Robustifying the DDM

Applying the same strategy to DDM, the team trained four robust ABI estimators using contamination from different distributions: uniform and folded-t (absolute value of a t, since reaction times cannot be negative). Once again, the folded-Cauchy (folded-t₁) performed best.

EIF and BP plots for the robust DDM estimators.

Figure 14: Compared with standard ABI (see Figure 7), robust estimators show bounded influence functions and much higher breakdown points. Extreme reaction times no longer derail inference.

Robust ABI networks trained on heavy-tailed contaminants retained accurate behavior while automatically down-weighting implausible reaction times. The simple addition of outlier simulations turned fragility into resilience.


The Price of Protection: Robustness vs. Efficiency

No robust method is free of trade-offs. While robustness improves resistance to outliers, it typically reduces efficiency—estimates become slightly noisier when data are perfectly clean.

The authors quantified this cost of robustness. In clean datasets:

  • The robust ABI estimator for DDM was 10–25% less accurate than the standard version.
  • Posterior variances increased by 30–40%, reflecting greater uncertainty.

This modest cost is similar to classic robust M-estimators in statistics—and well worth paying when real data inevitably contain errors.


Real-World Success: Reaction Time Experiments

To demonstrate real-world applicability, the authors reanalyzed a classic dataset from Ratcliff & Rouder (1998). Participants judged whether visual arrays were “bright” or “dark” under two conditions: speed (respond quickly) and accuracy (respond carefully).

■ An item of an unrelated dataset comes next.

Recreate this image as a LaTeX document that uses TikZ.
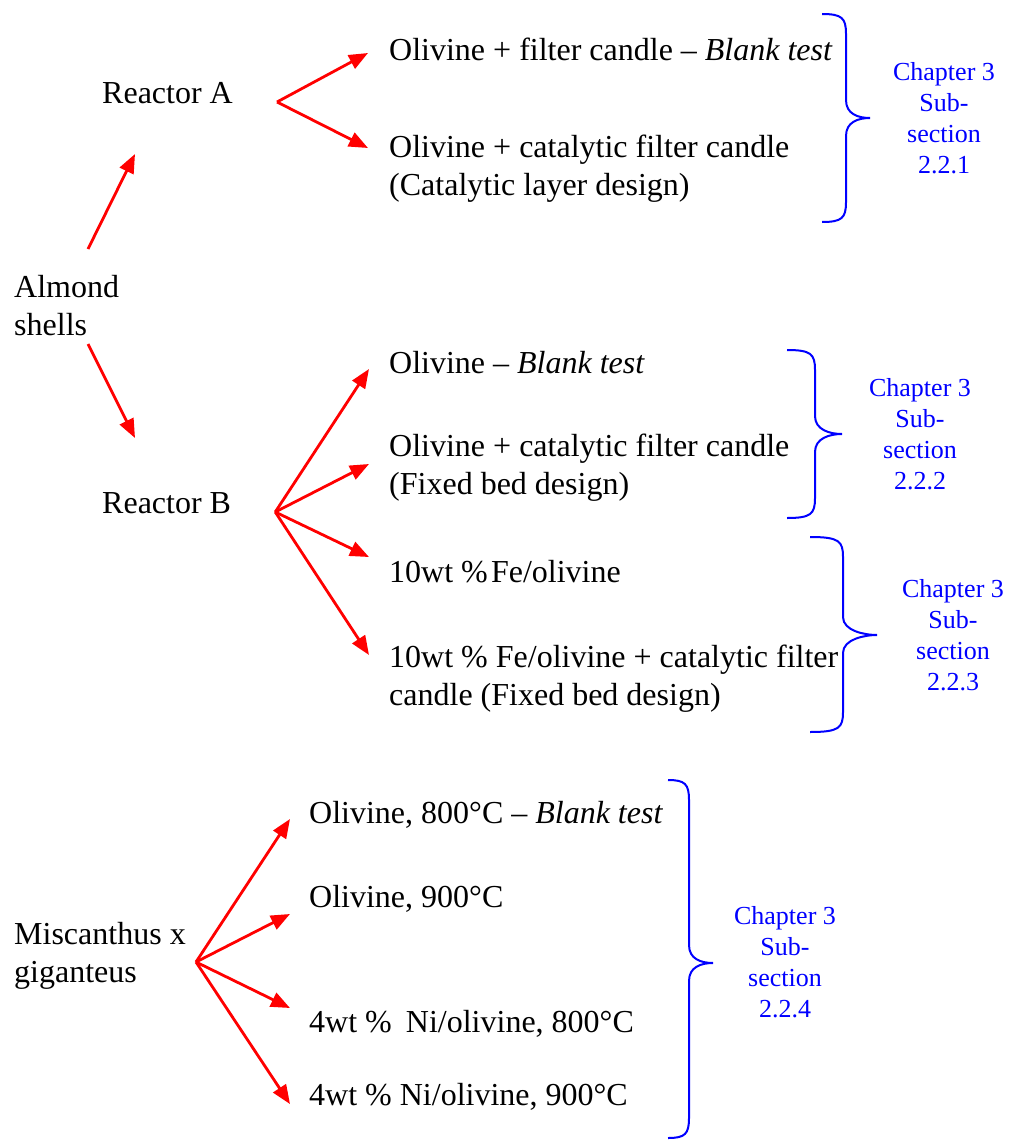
\documentclass[tikz,border=0pt]{standalone}
\usepackage{fontspec}
\setmainfont{Liberation Serif}
\usepackage{tikz}
\usetikzlibrary{arrows.meta, positioning, calc}
\definecolor{feedred}{RGB}{255,0,0}
\definecolor{refblue}{RGB}{0,0,255}

% curly brace: x-left, x-stem, x-tip, y-top, y-tip, y-bottom
\newcommand{\chapbrace}[6]{%
  \draw[brace] (#1,#4) .. controls (#2-4,#4) and (#2,#4+4) .. (#2,#4+20)
    -- (#2,#5-18) .. controls (#2,#5-4) and (#3-12,#5) .. (#3,#5)
    .. controls (#3-12,#5) and (#2,#5+4) .. (#2,#5+18)
    -- (#2,#6-20) .. controls (#2,#6-4) and (#2-4,#6) .. (#1,#6);}

\begin{document}
\begin{tikzpicture}[
  x=1pt, y=-1pt,
  item/.style={
    inner sep=0pt, anchor=base west, align=left,
    font=\fontsize{32}{38}\selectfont,
  },
  ref/.style={
    inner sep=0pt, anchor=base, align=center, text=refblue,
    font=\fontsize{26}{30.7}\selectfont,
  },
  feed/.style={-{Triangle[length=19pt,width=15pt]}, line width=2.8pt, feedred},
  brace/.style={line width=2pt, refblue},
]
  \useasboundingbox (0,0) rectangle (1009,1140);

  % Almond shells
  \node[item] (alm) at (14,335) {Almond\\shells};
  \node[item] (ra) at (102,103) {Reactor A};
  \node[item] (rb) at (102,513) {Reactor B};

  \node[item] (oa1) at (389,60) {Olivine + filter candle -- \textit{Blank test}};
  \node[item] (oa2) at (389,195) {Olivine + catalytic filter candle\\(Catalytic layer design)};

  \node[item] (ob1) at (389,373) {Olivine -- \textit{Blank test}};
  \node[item] (ob2) at (389,494) {Olivine + catalytic filter candle\\(Fixed bed design)};
  \node[item] (ob3) at (389,582) {10wt \%\hspace{0.1em}Fe/olivine};
  \node[item] (ob4) at (389,705) {10wt \% Fe/olivine + catalytic filter\\candle (Fixed bed design)};

  % Miscanthus
  \node[item] (mg) at (14,982) {Miscanthus x\\giganteus};
  \node[item] (om1) at (309,823) {Olivine, 800°C -- \textit{Blank test}};
  \node[item] (om2) at (309,907) {Olivine, 900°C};
  \node[item] (om3) at (309,1032) {4wt \%\hspace{0.44em}Ni/olivine, 800°C};
  \node[item] (om4) at (309,1105) {4wt \% Ni/olivine, 900°C};

  % Arrows
  \draw[feed] ($(alm.base west)+(74,-86)$) -- ($(ra.base west)+(33,51)$);
  \draw[feed] ($(alm.base west)+(74,9)$) -- ($(rb.base west)+(33,-75)$);

  \coordinate (fa) at ($(ra.base east)+(44,-1)$);
  \draw[feed] (fa) -- ($(oa1.base west)+(-21,-7)$);
  \draw[feed] (fa) -- ($(oa2.base west)+(-21,-47)$);

  \coordinate (fb) at ($(rb.base east)+(44,-1)$);
  \draw[feed] (fb) -- ($(ob1.base west)+(-20,-4)$);
  \draw[feed] (fb) -- ($(ob2.base west)+(-20,-30)$);
  \draw[feed] (fb) -- ($(ob3.base west)+(-20,-25)$);
  \draw[feed] (fb) -- ($(ob4.base west)+(-20,-50)$);

  \coordinate (fm) at ($(mg.base west)+(182,-20)$);
  \draw[feed] (fm) -- ($(om1.base west)+(-19,-4)$);
  \draw[feed] (fm) -- ($(om2.base west)+(-19,7)$);
  \draw[feed] (fm) -- ($(om3.base west)+(-19,-24)$);
  \draw[feed] (fm) -- ($(om4.base west)+(-19,-1)$);

  % Braces and chapter references
  \chapbrace{822}{846}{870}{14}{118}{222}
  \chapbrace{787}{815}{842}{350}{434}{518}
  \chapbrace{810}{843}{877}{537}{635}{732}
  \chapbrace{668}{689}{713}{780}{963}{1138}

  \node[ref] (c1) at (944,173) {Chapter 3\\Sub-\\section\\2.2.1};
  \node[ref] (c2) at (920,489) {Chapter 3\\Sub-\\section\\2.2.2};
  \node[ref] (c3) at (953,690) {Chapter 3\\Sub-\\section\\2.2.3};
  \node[ref] (c4) at (785,1017) {Chapter 3\\Sub-\\section\\2.2.4};
\end{tikzpicture}
\end{document}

DDM predicts that boundary separation (a) should be smaller in the speed condition.

They compared four approaches:

  1. Standard ABI on raw data
  2. Standard ABI on manually cleaned data (outliers removed by cutoff)
  3. Robust ABI on raw data
  4. Robust ABI on cleaned data

Parameter estimates for the drift rate (v1-v5) and boundary separation (a).

Figure 17: Standard ABI on raw data (blue) misleads inference, while robust ABI on raw data (red) matches manually cleaned results (gray-blue).

Parameter estimates for response bias (z) and non-decision time (T_er).

Figure 18: Standard ABI on raw data underestimates non-decision time (Ter) due to short outliers. Robust ABI corrects this automatically.

The findings were striking. Manual data cleaning was no longer necessary—robust ABI on raw data produced accurate, interpretable results identical to traditional cleaned-data fits. In contrast, the standard estimator overreacted to short reaction-time outliers, producing biased and misleading conclusions.


Conclusion: Making AI Inference Truly Scientific

This research provides a practical and comprehensive guide to detecting and fixing outlier sensitivity in Amortized Bayesian Inference.

Key insights:

  1. Standard ABI is highly sensitive to outliers, as shown by the Empirical Influence Function and Breakdown Point analyses.
  2. Training with contaminated data—a simple data augmentation technique—produces robust ABI estimators.
  3. Contamination using a Cauchy (t₁) distribution works exceptionally well, implicitly teaching the network classic robust statistical behavior.
  4. Robustness entails a modest, manageable efficiency cost.
  5. Robust ABI methods perform superbly on real data, removing the need for manual cleaning.

By bridging deep learning with robust statistics, this work transforms amortized inference from a fast but fragile technique into a dependable scientific tool. The lesson is simple yet profound: Expose AI to the messiness of reality during training, and it will learn to thrive in it.

In a world of imperfect data, this approach brings us closer to AI models that are not only powerful but also trustworthy—essential companions in the scientific exploration of the human mind.